83. Remember the Day -Sibylle Baier ~The winsome dream of girl and guitar, languid and sweet. She’s fantastic.

84. Follow God -Kanye West ~Self-assured enough to say big things casually and briefly.

85. It Never Was You -Lotte Lenya ~Married to the songwriter, Weil, who wrote for Brecht.

86. Have Yourself A Merry Little Christmas -Judy Garland ~Her voice was too valuable to waste on a two minute song, but we found this Christmas song…

87. Second Hand Rose -Barbra Streisand ~The hit maker; this is from “Funny Girl.”

88. Hit The Road Jack -Ray Charles ~Brightly Percussive, with call-and-response.

89. Yes Indeed -Drake & Lil Baby ~Rap, backgrounded by its music, splits the mind.

90. Lazy Confessions -The Moldy Peaches ~Breathless hipsterism.

91. The Letter -The Box Tops ~A sophisticated, multi-instrument, formula hit in just 2 minutes.

92. Mercedes Benz -Janis Joplin ~G-Eazy’s rap song samples Joplin’s throw-away rather well.

93. Go In -Bigklit ~A recent girl rapper moving into short song territory.

94. Stay -Maurice Williams & the Zodiacs ~The falsetto “won’t you stay?” still excites.

95. Because -Dave Clark Five ~Iconic British invasion band originally formed to fund their soccer team’s travels.

96. I’m Henry VIII I Am -Herman’s Hermits ~Rock and roll can be kids music.

97. Jumpin’ Judy -Erik Darling ~From the folk album “True Religion,” one of the best ever made.

98. Yakety Yak -The Coasters ~A ‘clean your room’ song, fun, socially real, but innocent, and under 2 minutes.

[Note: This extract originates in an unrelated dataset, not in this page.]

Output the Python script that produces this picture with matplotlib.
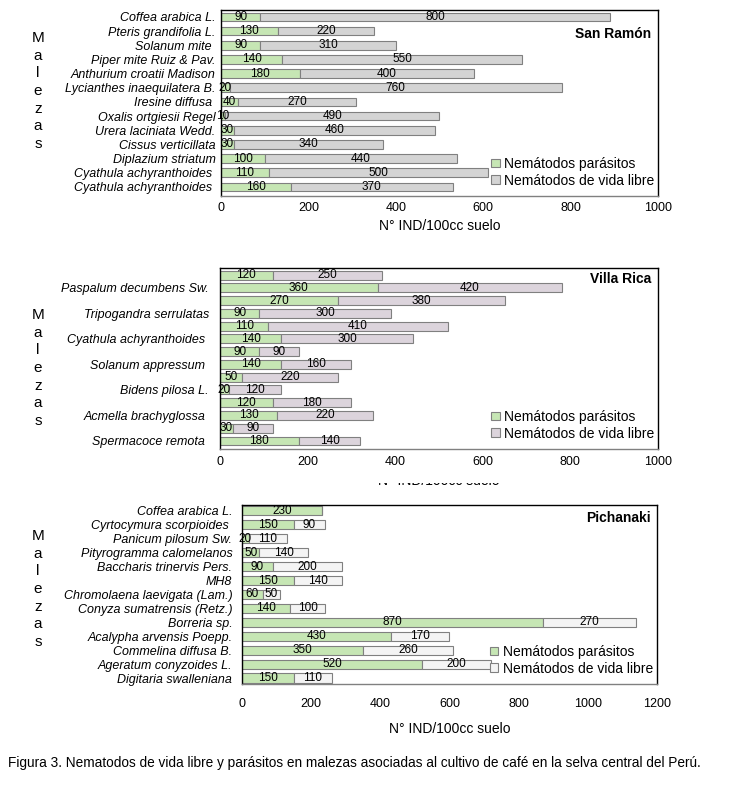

99. Walking My Baby Back Home -Johnnie Ray ~Would have preferred “Cry,” but it was a little too long.

100. The Entertaining of a Shy Girl -Donovan ~If you don’t appreciate the genius of Donovan where have you been?

101. Black-eyed Susie -Ralph Stanley ~A bluegrass tempo can fit everything into two minutes.

102. The Scarecrow -Pink Floyd ~This band will always be Syd.

103. What’s New Pussycat -Tom Jones ~All that excitement in 2:09!

104. It’s Only A Paper Moon -Ella Fitzgerald ~”It’s a Barnum and Bailey world, just as phoney as it can be, but it wouldn’t be make-believe, if you believed in me.” A classic. And we cheated. The final note of this complex arrangement sounds at 2:32. For Ella we’ll do anything.